EXERCISE INSTRUCTIONS
Give back every line exactly as it appears, pictures excluded.

# START OF MATERIAL PROVIDED

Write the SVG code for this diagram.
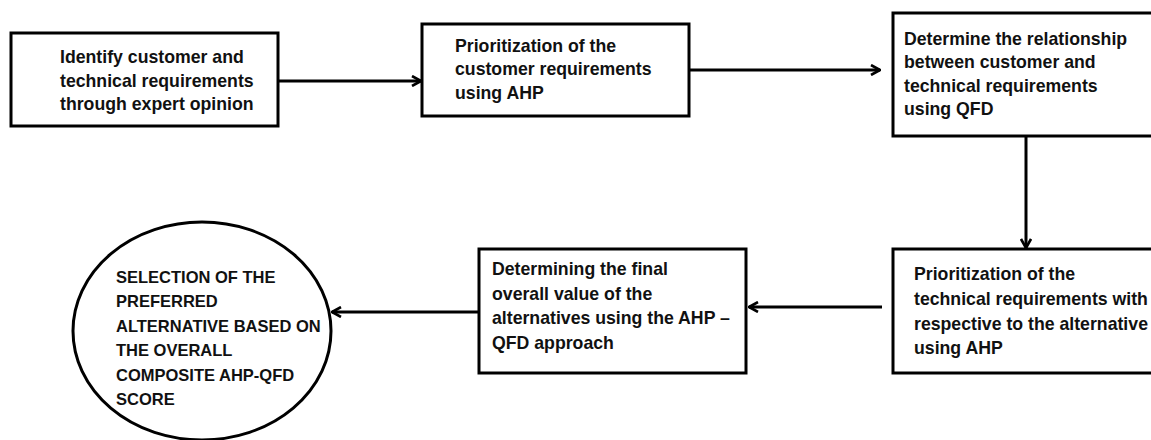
<svg xmlns="http://www.w3.org/2000/svg" width="1151" height="440" viewBox="0 0 1151 440">
  <style>
    .box { fill: #ffffff; stroke: #000000; stroke-width: 3; }
    .txt { font-family: "Liberation Sans", Arial, sans-serif; font-weight: bold; font-size: 17.7px; fill: #111111; }
    .cap { font-size: 16.5px; }
    .conn { fill: none; stroke: #000000; stroke-width: 3; }
  </style>
  <defs>
    <marker id="arrow" viewBox="0 0 12 12" refX="11" refY="6" markerWidth="12" markerHeight="12" markerUnits="userSpaceOnUse" orient="auto">
      <path d="M2,1 L11,6 L2,11" fill="none" stroke="#000000" stroke-width="2.6"/>
    </marker>
  </defs>
  <rect width="1151" height="440" fill="#ffffff"/>

  <g id="connectors">
    <line class="conn" x1="278" y1="81" x2="421" y2="81" marker-end="url(#arrow)"/>
    <line class="conn" x1="689" y1="70" x2="880" y2="70" marker-end="url(#arrow)"/>
    <line class="conn" x1="1026" y1="136" x2="1026" y2="248" marker-end="url(#arrow)"/>
    <line class="conn" x1="882" y1="307" x2="749" y2="307" marker-end="url(#arrow)"/>
    <line class="conn" x1="479" y1="312" x2="332" y2="312" marker-end="url(#arrow)"/>
  </g>

  <g id="node1">
    <rect class="box" x="11" y="33" width="267" height="93"/>
    <text class="txt" x="60" y="63">Identify customer and</text>
    <text class="txt" x="60" y="87">technical requirements</text>
    <text class="txt" x="60" y="110">through expert opinion</text>
  </g>

  <g id="node2">
    <rect class="box" x="422" y="24" width="267" height="92"/>
    <text class="txt" x="455" y="52">Prioritization of the</text>
    <text class="txt" x="455" y="75">customer requirements</text>
    <text class="txt" x="455" y="99">using AHP</text>
  </g>

  <g id="node3">
    <rect class="box" x="893" y="13" width="262" height="123"/>
    <text class="txt" x="904" y="45">Determine the relationship</text>
    <text class="txt" x="904" y="68">between customer and</text>
    <text class="txt" x="904" y="92">technical requirements</text>
    <text class="txt" x="904" y="115">using QFD</text>
  </g>

  <g id="node4">
    <rect class="box" x="893" y="249" width="262" height="124"/>
    <text class="txt" x="914" y="280">Prioritization of the</text>
    <text class="txt" x="914" y="305">technical requirements with</text>
    <text class="txt" x="914" y="330">respective to the alternative</text>
    <text class="txt" x="914" y="354">using AHP</text>
  </g>

  <g id="node5">
    <rect class="box" x="479" y="249" width="267" height="124"/>
    <text class="txt" x="492" y="275">Determining the final</text>
    <text class="txt" x="492" y="300">overall value of the</text>
    <text class="txt" x="492" y="324">alternatives using the AHP –</text>
    <text class="txt" x="492" y="349">QFD approach</text>
  </g>

  <g id="node6">
    <ellipse class="box" cx="202" cy="331" rx="129" ry="109"/>
    <text class="txt cap" x="116" y="283">SELECTION OF THE</text>
    <text class="txt cap" x="116" y="307">PREFERRED</text>
    <text class="txt cap" x="116" y="332">ALTERNATIVE BASED ON</text>
    <text class="txt cap" x="116" y="356">THE OVERALL</text>
    <text class="txt cap" x="116" y="381">COMPOSITE AHP-QFD</text>
    <text class="txt cap" x="116" y="405">SCORE</text>
  </g>
</svg>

# END OF MATERIAL PROVIDED

COMPLETE OUTPUT
Write the SVG code for this diagram.
<svg xmlns="http://www.w3.org/2000/svg" width="1151" height="440" viewBox="0 0 1151 440">
  <style>
    .box { fill: #ffffff; stroke: #000000; stroke-width: 3; }
    .txt { font-family: "Liberation Sans", Arial, sans-serif; font-weight: bold; font-size: 17.7px; fill: #111111; }
    .cap { font-size: 16.5px; }
    .conn { fill: none; stroke: #000000; stroke-width: 3; }
  </style>
  <defs>
    <marker id="arrow" viewBox="0 0 12 12" refX="11" refY="6" markerWidth="12" markerHeight="12" markerUnits="userSpaceOnUse" orient="auto">
      <path d="M2,1 L11,6 L2,11" fill="none" stroke="#000000" stroke-width="2.6"/>
    </marker>
  </defs>
  <rect width="1151" height="440" fill="#ffffff"/>

  <g id="connectors">
    <line class="conn" x1="278" y1="81" x2="421" y2="81" marker-end="url(#arrow)"/>
    <line class="conn" x1="689" y1="70" x2="880" y2="70" marker-end="url(#arrow)"/>
    <line class="conn" x1="1026" y1="136" x2="1026" y2="248" marker-end="url(#arrow)"/>
    <line class="conn" x1="882" y1="307" x2="749" y2="307" marker-end="url(#arrow)"/>
    <line class="conn" x1="479" y1="312" x2="332" y2="312" marker-end="url(#arrow)"/>
  </g>

  <g id="node1">
    <rect class="box" x="11" y="33" width="267" height="93"/>
    <text class="txt" x="60" y="63">Identify customer and</text>
    <text class="txt" x="60" y="87">technical requirements</text>
    <text class="txt" x="60" y="110">through expert opinion</text>
  </g>

  <g id="node2">
    <rect class="box" x="422" y="24" width="267" height="92"/>
    <text class="txt" x="455" y="52">Prioritization of the</text>
    <text class="txt" x="455" y="75">customer requirements</text>
    <text class="txt" x="455" y="99">using AHP</text>
  </g>

  <g id="node3">
    <rect class="box" x="893" y="13" width="262" height="123"/>
    <text class="txt" x="904" y="45">Determine the relationship</text>
    <text class="txt" x="904" y="68">between customer and</text>
    <text class="txt" x="904" y="92">technical requirements</text>
    <text class="txt" x="904" y="115">using QFD</text>
  </g>

  <g id="node4">
    <rect class="box" x="893" y="249" width="262" height="124"/>
    <text class="txt" x="914" y="280">Prioritization of the</text>
    <text class="txt" x="914" y="305">technical requirements with</text>
    <text class="txt" x="914" y="330">respective to the alternative</text>
    <text class="txt" x="914" y="354">using AHP</text>
  </g>

  <g id="node5">
    <rect class="box" x="479" y="249" width="267" height="124"/>
    <text class="txt" x="492" y="275">Determining the final</text>
    <text class="txt" x="492" y="300">overall value of the</text>
    <text class="txt" x="492" y="324">alternatives using the AHP –</text>
    <text class="txt" x="492" y="349">QFD approach</text>
  </g>

  <g id="node6">
    <ellipse class="box" cx="202" cy="331" rx="129" ry="109"/>
    <text class="txt cap" x="116" y="283">SELECTION OF THE</text>
    <text class="txt cap" x="116" y="307">PREFERRED</text>
    <text class="txt cap" x="116" y="332">ALTERNATIVE BASED ON</text>
    <text class="txt cap" x="116" y="356">THE OVERALL</text>
    <text class="txt cap" x="116" y="381">COMPOSITE AHP-QFD</text>
    <text class="txt cap" x="116" y="405">SCORE</text>
  </g>
</svg>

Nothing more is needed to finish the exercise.